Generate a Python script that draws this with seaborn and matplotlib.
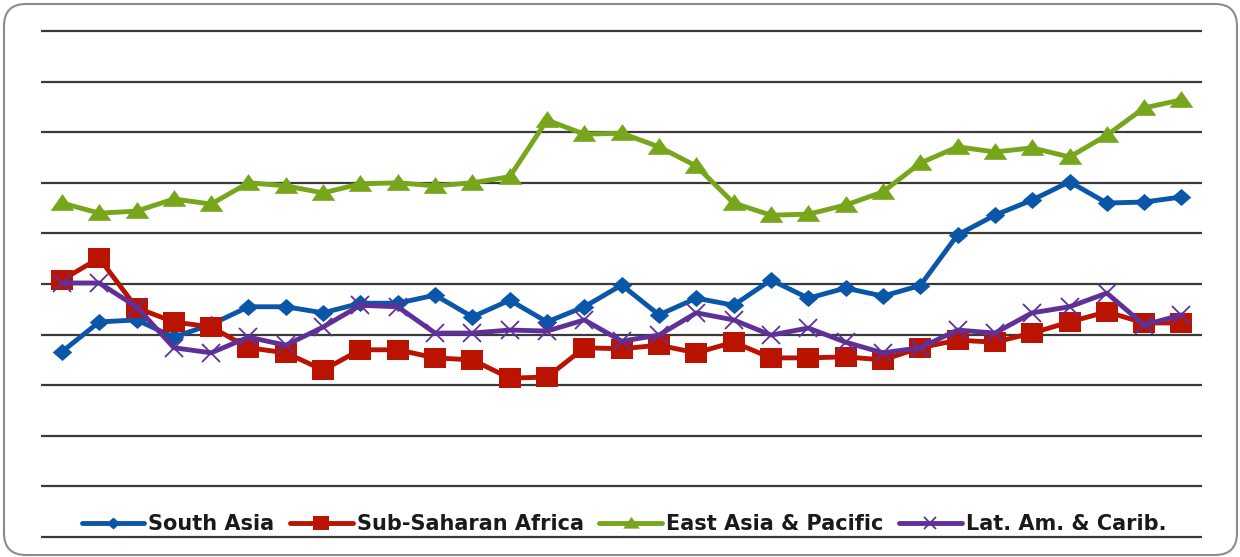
import numpy as np
import pandas as pd
import seaborn as sns
import matplotlib
matplotlib.use("Agg")
import matplotlib.pyplot as plt
from matplotlib.patches import FancyBboxPatch
from matplotlib.transforms import IdentityTransform

# Period index (31 observations)
periods = list(range(31))

south_asia = [3.66, 4.25, 4.29, 3.95, 4.20, 4.55, 4.55, 4.43, 4.62, 4.62, 4.78,
              4.35, 4.68, 4.25, 4.55, 4.98, 4.39, 4.72, 4.58, 5.08, 4.72, 4.92,
              4.76, 4.97, 5.97, 6.36, 6.66, 7.02, 6.60, 6.62, 6.72]
sub_saharan_africa = [5.08, 5.51, 4.53, 4.25, 4.15, 3.74, 3.64, 3.30, 3.70, 3.70, 3.54,
                      3.50, 3.14, 3.16, 3.74, 3.72, 3.79, 3.64, 3.85, 3.54, 3.54, 3.56,
                      3.50, 3.74, 3.89, 3.85, 4.03, 4.25, 4.45, 4.23, 4.23]
east_asia_pacific = [6.60, 6.40, 6.44, 6.68, 6.58, 7.00, 6.94, 6.80, 6.98, 7.00, 6.94,
                     7.00, 7.12, 8.24, 7.96, 7.98, 7.71, 7.33, 6.60, 6.36, 6.38, 6.56,
                     6.82, 7.39, 7.71, 7.61, 7.69, 7.51, 7.94, 8.48, 8.64]
lat_am_carib = [5.02, 5.02, 4.55, 3.74, 3.64, 3.95, 3.79, 4.15, 4.58, 4.55, 4.03,
                4.03, 4.09, 4.07, 4.29, 3.87, 3.99, 4.43, 4.29, 3.99, 4.13, 3.85,
                3.64, 3.74, 4.09, 4.03, 4.43, 4.55, 4.82, 4.19, 4.39]

series_names = ["South Asia", "Sub-Saharan Africa", "East Asia & Pacific", "Lat. Am. & Carib."]
grid_levels = list(range(11))

df = pd.DataFrame({
    "period": periods * 4,
    "value": south_asia + sub_saharan_africa + east_asia_pacific + lat_am_carib,
    "region": sum([[n] * len(periods) for n in series_names], []),
})

sns.set_theme(style="white")
plt.rcParams["font.family"] = ["DejaVu Sans"]

W, H = 1240, 557
fig = plt.figure(figsize=(W / 100, H / 100), dpi=100)

pad = 0.06
px_per_unit = 50.6
ax_left, ax_right = 41, 1202
ax_top = 31 - pad * px_per_unit
ax_bot = 537 + pad * px_per_unit
ax = fig.add_axes([ax_left / W, (H - ax_bot) / H, (ax_right - ax_left) / W, (ax_bot - ax_top) / H])

# marker shapes (slightly wider than tall)
diamond = [(0, 0.88), (1, 0), (0, -0.88), (-1, 0)]
square = [(-1, -0.86), (1, -0.86), (1, 0.86), (-1, 0.86)]
triangle = [(-1, -0.62), (1, -0.62), (0, 0.80)]

styles = {
    "South Asia": dict(color="#0A56A8", marker=diamond, markersize=14),
    "Sub-Saharan Africa": dict(color="#BA1300", marker=square, markersize=16),
    "East Asia & Pacific": dict(color="#77A51B", marker=triangle, markersize=17),
    "Lat. Am. & Carib.": dict(color="#5F3198", marker="x", markersize=13, markeredgewidth=1.3),
}

for name in series_names:
    st = styles[name]
    sub = df[df["region"] == name]
    sns.lineplot(data=sub, x="period", y="value", ax=ax, label=name,
                 color=st["color"], marker=st["marker"], markersize=st["markersize"],
                 markeredgewidth=st.get("markeredgewidth", 0),
                 markeredgecolor=st["color"], markerfacecolor=st["color"],
                 linewidth=3.5, solid_joinstyle="round", solid_capstyle="round",
                 zorder=3)

ax.set_xlim(-0.56, 30.55)
ax.set_ylim(-pad, 10 + pad)
ax.set_yticks(grid_levels)
ax.set_xticks([])
ax.tick_params(left=False, bottom=False, labelleft=False, labelbottom=False)
ax.yaxis.grid(True, color="#3a3a3a", linewidth=1.6)
ax.xaxis.grid(False)
for s in ax.spines.values():
    s.set_visible(False)
ax.set_xlabel("")
ax.set_ylabel("")
ax.patch.set_alpha(0)

leg = ax.legend(loc="center", bbox_to_anchor=(624 / W, (H - 524) / H),
                bbox_transform=fig.transFigure, ncol=4, frameon=False,
                prop={"family": "DejaVu Sans", "weight": "bold", "size": 15},
                handlelength=3.0, handletextpad=0.2, columnspacing=0.75,
                markerscale=0.7, borderaxespad=0)
for t in leg.get_texts():
    t.set_color("#1a1a1a")

# rounded outer frame
frame = FancyBboxPatch((4, 2), 1233, 551, boxstyle="round,pad=0,rounding_size=22",
                       transform=IdentityTransform(), facecolor="none",
                       edgecolor="#8c8c8c", linewidth=1.5, zorder=0)
fig.add_artist(frame)

fig.savefig("out.png", dpi=100)
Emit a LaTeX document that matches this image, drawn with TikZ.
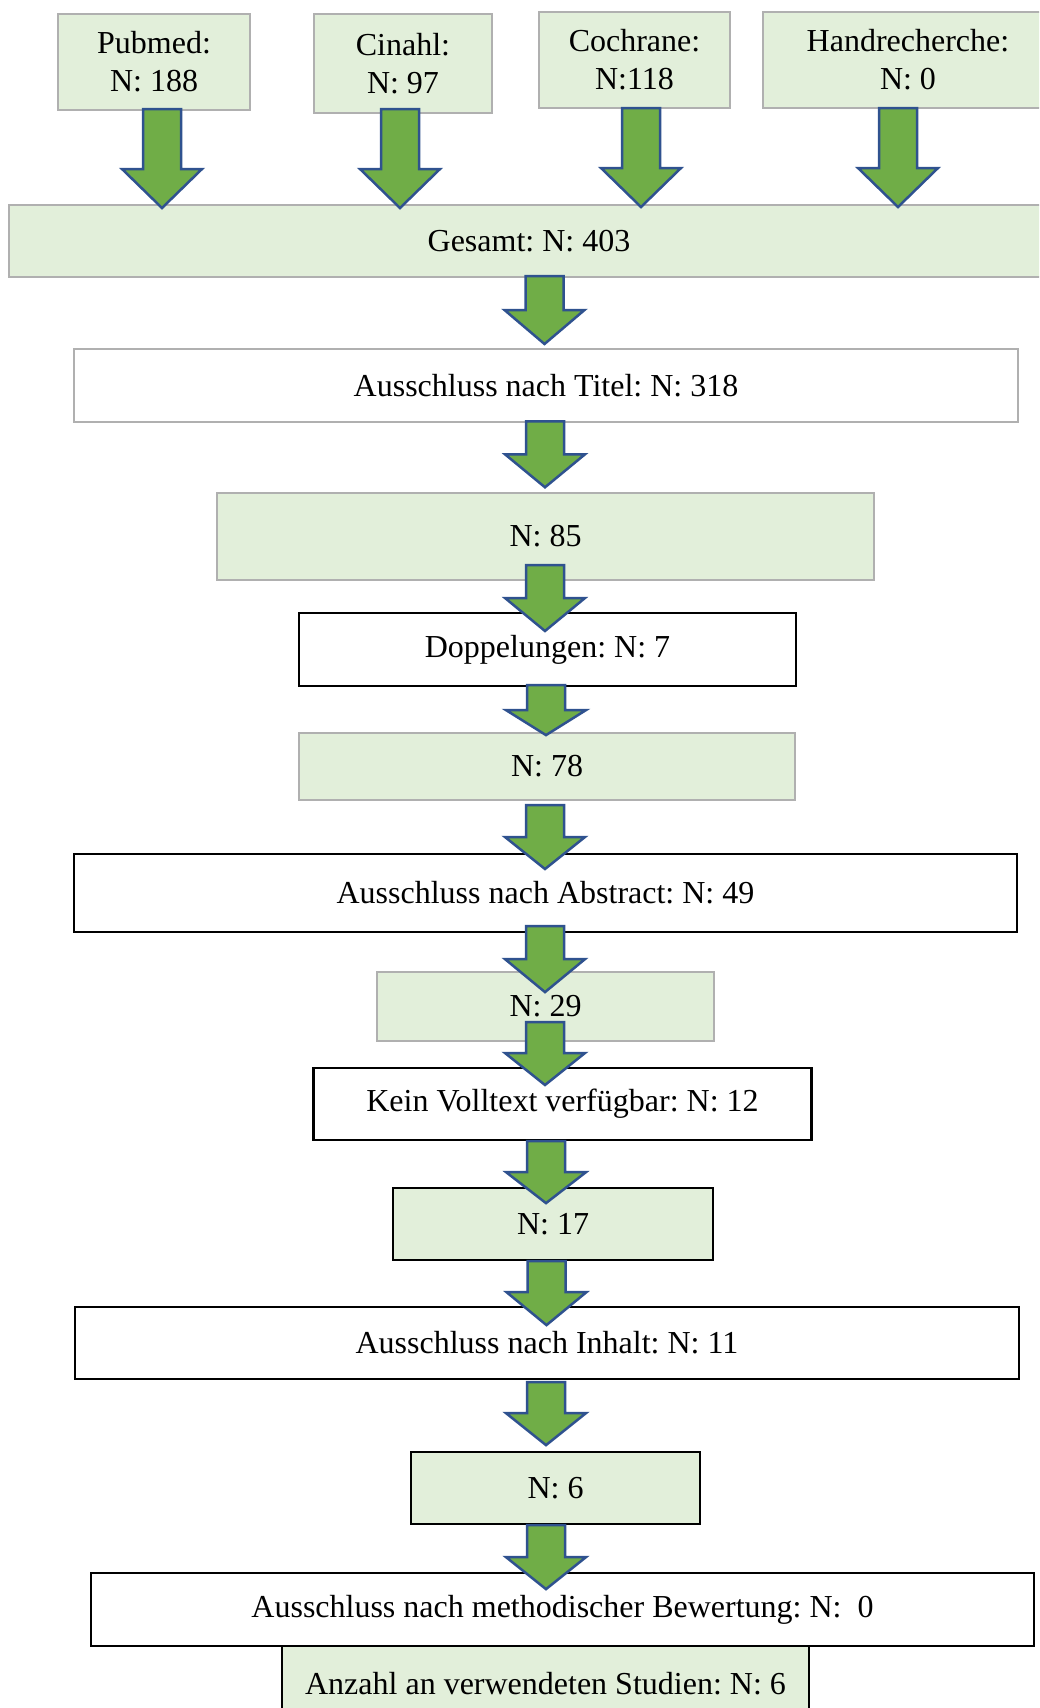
\documentclass[tikz,border=0pt]{standalone}
\usepackage{fontspec}
\setmainfont{Liberation Serif}
\usetikzlibrary{calc}
\frenchspacing

\definecolor{boxgreen}{HTML}{E2EFDA}
\definecolor{arrowgreen}{HTML}{70AD47}
\definecolor{arrowblue}{HTML}{2F528F}
\definecolor{boxgray}{HTML}{B0B0B0}

% block arrow: x, node above, offset, shaft length, head length
\newcommand{\blockarrow}[5]{%
  \draw[flow arrow] (#1,0 |- #2.south) ++(0,#3) ++(-19,0) -- ++(38,0) -- ++(0,#4)
    -- ++(21,0) -- ++(-40,#5) -- ++(-40,-#5) -- ++(21,0) -- cycle;}

\begin{document}
\begin{tikzpicture}[x=1pt,y=-1pt,
    box/.style={rectangle,inner sep=0pt,align=center,font=\fontsize{32}{38}\selectfont},
    green box/.style={box,fill=boxgreen},
    white box/.style={box,fill=white},
    gray frame/.style={draw=boxgray,line width=2pt},
    black frame/.style={draw=black,line width=2.2pt},
    flow arrow/.style={fill=arrowgreen,draw=arrowblue,line width=2.5pt,line join=miter}]

    \useasboundingbox (0,0) rectangle (1039,1708);
    \clip (0,0) rectangle (1039,1708);

    % sources
    \node[green box,gray frame,minimum width=192pt,minimum height=96pt] (pubmed) at (154,62) {Pubmed:\\N: 188};
    \node[green box,gray frame,minimum width=178pt,minimum height=99pt] (cinahl) at (403,63.5) {Cinahl:\\N: 97};
    \node[green box,gray frame,minimum width=191pt,minimum height=96pt] (cochrane) at (634.5,60) {Cochrane:\\N:118};
    \node[green box,gray frame,minimum width=290pt,minimum height=96pt] (hand) at (908,60) {Handrecherche:\\N: 0};

    \node[green box,gray frame,minimum width=1040pt,minimum height=72pt] (gesamt) at (529,241) {Gesamt: N: 403};

    % screening steps
    \node[white box,gray frame,line width=2.6pt,minimum width=944pt,minimum height=73pt] (titel) at (546,385.5) {Ausschluss nach Titel: N: 318};
    \node[green box,gray frame,minimum width=657pt,minimum height=87pt] (n85) at (545.5,536.5) {N: 85};
    \node[white box,black frame,minimum width=497pt,minimum height=73pt] (dopp) at (547.5,649.5) {Doppelungen: N: 7};
    \node[green box,gray frame,minimum width=496pt,minimum height=67pt] (n78) at (547,766.5) {N: 78};
    \node[white box,black frame,minimum width=943pt,minimum height=78pt] (abstract) at (545.5,893) {Ausschluss nach Abstract: N: 49};
    \node[green box,gray frame,minimum width=337pt,minimum height=69pt] (n29) at (545.5,1006.5) {N: 29};
    \node[white box,black frame,minimum width=498pt,minimum height=72pt] (kein) at (562.5,1104) {Kein Volltext verfügbar: N: 12};
    \node[green box,black frame,minimum width=320pt,minimum height=72pt] (n17) at (553,1224) {N: 17};
    \node[white box,black frame,minimum width=944pt,minimum height=72pt] (inhalt) at (547,1343) {Ausschluss nach Inhalt: N: 11};
    \node[green box,black frame,minimum width=289pt,minimum height=72pt] (n6) at (555.5,1488) {N: 6};
    \node[white box,black frame,minimum width=943pt,minimum height=73pt] (meth) at (562.5,1609.5) {Ausschluss nach methodischer Bewertung: N:~~0};
    \node[green box,black frame,minimum width=527pt,minimum height=76pt] (anzahl) at (545.5,1684) {Anzahl an verwendeten Studien: N: 6};

    % arrows
    \blockarrow{162}{pubmed}{-2}{60}{39}
    \blockarrow{400}{cinahl}{-5}{60}{39}
    \blockarrow{641}{cochrane}{-1}{60}{39}
    \blockarrow{898}{hand}{-1}{60}{39}

    \blockarrow{544.5}{gesamt}{-2}{34}{34}
    \blockarrow{545}{titel}{-2}{33}{33}
    \blockarrow{545}{n85}{-16}{33}{33}
    \blockarrow{546}{dopp}{-2}{25}{25}
    \blockarrow{545}{n78}{4}{32}{32}
    \blockarrow{545}{abstract}{-7}{33}{33}
    \blockarrow{545}{n29}{-20}{31}{32}
    \blockarrow{546}{kein}{0}{31}{31}
    \blockarrow{546.5}{n17}{0}{31}{33}
    \blockarrow{546}{inhalt}{2}{31}{32}
    \blockarrow{546}{n6}{0}{32}{32}
\end{tikzpicture}
\end{document}
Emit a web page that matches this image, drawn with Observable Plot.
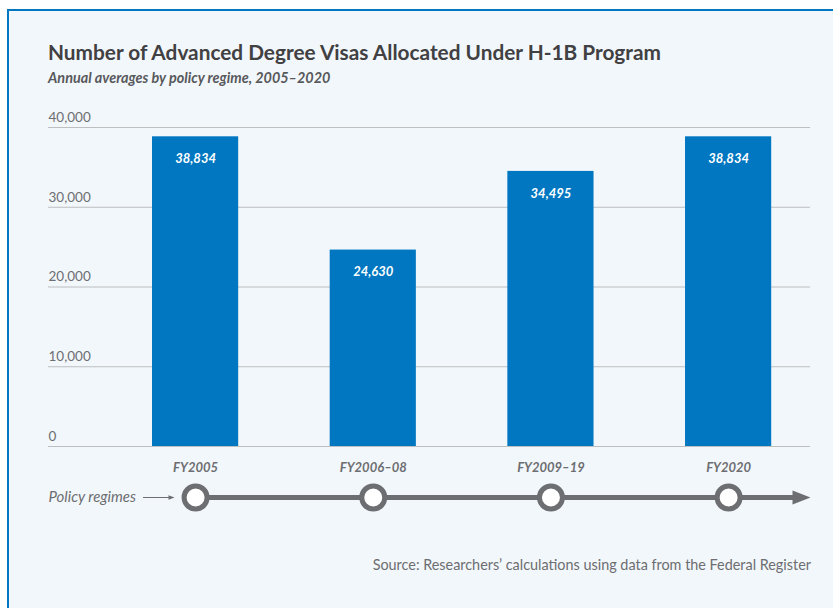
<!DOCTYPE html>
<html>
<head>
<meta charset="utf-8">
<script src="https://cdn.jsdelivr.net/npm/d3@7"></script>
<script src="https://cdn.jsdelivr.net/npm/@observablehq/plot@0.6"></script>
<style>
  html, body { margin: 0; padding: 0; background: #ffffff; width: 833px; height: 608px; overflow: hidden; font-family: Lato, "Noto Sans", sans-serif; }
  #card { position: absolute; left: 7px; top: 9px; width: 900px; height: 700px; border-left: 2px solid #0077c0; border-top: 2px solid #0077c0; background: #f2f7fb; }
  #title { position: absolute; left: 48px; top: 39px; font-size: 20.8px; font-weight: 700; color: #414042; white-space: nowrap; }
  #subtitle { position: absolute; left: 48px; top: 69px; font-size: 14.4px; font-style: italic; font-weight: 700; color: #58595b; white-space: nowrap; }
  #source { position: absolute; right: 22px; top: 556px; font-size: 14.4px; color: #6d6e71; white-space: nowrap; }
  #main, #timeline { position: absolute; left: 0; }
  #main { top: 0; }
  #timeline { top: 467px; }
</style>
</head>
<body>
<div id="card"></div>
<div id="title">Number of Advanced Degree Visas Allocated Under H-1B Program</div>
<div id="subtitle">Annual averages by policy regime, 2005–2020</div>
<div id="main"></div>
<div id="timeline"></div>
<div id="source">Source: Researchers’ calculations using data from the Federal Register</div>
<script>
// ---- data ----
const regimes = ["FY2005", "FY2006–08", "FY2009–19", "FY2020"];
const visas = [38834, 24630, 34495, 38834];
const yTicks = [0, 10000, 20000, 30000, 40000];
const rowLabel = "Policy regimes";

const data = regimes.map((r, i) => ({regime: r, visas: visas[i]}));
const fmt = d3.format(",");

const gray = "#6d6e71";
const blue = "#0077c0";
const font = "Lato, 'Noto Sans', sans-serif";

const W = 833, ML = 48, MR = 23;
const xRange = [60.5, 862.7];
const xPadding = 0.515;
const xScale = {type: "band", domain: regimes, range: xRange, padding: xPadding, round: false};
const band = d3.scaleBand().domain(regimes).range(xRange).padding(xPadding);
const bw = band.bandwidth();
const headLen = 18;
const lastBandEnd = band(regimes[regimes.length - 1]) + bw;
const lineInsetRight = lastBandEnd - (W - MR - headLen + 4);

// right-pointing filled triangle symbol
const headSymbol = {
  draw(context, size) {
    const k = Math.sqrt(size / Math.PI);
    context.moveTo(k, 0);
    context.lineTo(-k, -k * 0.78);
    context.lineTo(-k, k * 0.78);
    context.closePath();
  }
};

const main = Plot.plot({
  width: W,
  height: 490,
  marginTop: 127,
  marginBottom: 44,
  marginLeft: ML,
  marginRight: MR,
  style: {background: "transparent", fontFamily: font, overflow: "visible"},
  x: xScale,
  y: {domain: [0, 40000]},
  marks: [
    Plot.ruleY(yTicks, {stroke: "#bcbec0", strokeWidth: 1}),
    Plot.barY(data, {x: "regime", y: "visas", fill: blue}),
    Plot.text(data, {x: "regime", y: "visas", text: d => fmt(d.visas), dy: 22, fill: "white",
      fontSize: 13, fontStyle: "italic", fontWeight: 700}),
    Plot.axisY({ticks: yTicks, tickSize: 0, tickPadding: 0, tickFormat: fmt, textAnchor: "start",
      dy: -10, fontSize: 13.5, fill: gray, label: null}),
    Plot.axisX({tickSize: 0, tickPadding: 16, fontSize: 13, fontStyle: "italic", fontWeight: 700,
      fill: gray, label: null})
  ]
});
document.getElementById("main").append(main);

const timeline = Plot.plot({
  width: W,
  height: 60,
  marginTop: 0,
  marginBottom: 0,
  marginLeft: ML,
  marginRight: MR,
  style: {background: "transparent", fontFamily: font, overflow: "visible"},
  x: {...xScale, axis: null},
  y: {type: "point", domain: [rowLabel], axis: null},
  marks: [
    Plot.ruleY([rowLabel], {y: d => d, x1: () => regimes[0], x2: () => regimes[regimes.length - 1],
      insetLeft: bw / 2, insetRight: lineInsetRight, stroke: gray, strokeWidth: 5}),
    Plot.dot([rowLabel], {y: d => d, frameAnchor: "right", symbol: headSymbol, r: headLen / 2,
      dx: -headLen / 2, fill: gray}),
    Plot.dot(regimes, {x: d => d, y: () => rowLabel, r: 11.5, fill: "white", stroke: gray, strokeWidth: 5}),
    Plot.text([rowLabel], {y: d => d, frameAnchor: "left", text: d => d, textAnchor: "start",
      fontStyle: "italic", fontSize: 15, fill: gray}),
    Plot.ruleY([rowLabel], {y: d => d, insetLeft: 95, insetRight: 641, stroke: gray, strokeWidth: 1}),
    Plot.dot([rowLabel], {y: d => d, frameAnchor: "left", symbol: headSymbol, r: 3, dx: 123, fill: gray})
  ]
});
document.getElementById("timeline").append(timeline);
</script>
</body>
</html>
==========
[EXERCISE TASK] Show the lines from the data above that contain the string "matplotlib".

[SOLVED PROBLEM]
Generate a Python script that draws this with seaborn and matplotlib.
import matplotlib
matplotlib.use("Agg")
import matplotlib.pyplot as plt
from matplotlib.patches import FancyBboxPatch
from matplotlib.transforms import IdentityTransform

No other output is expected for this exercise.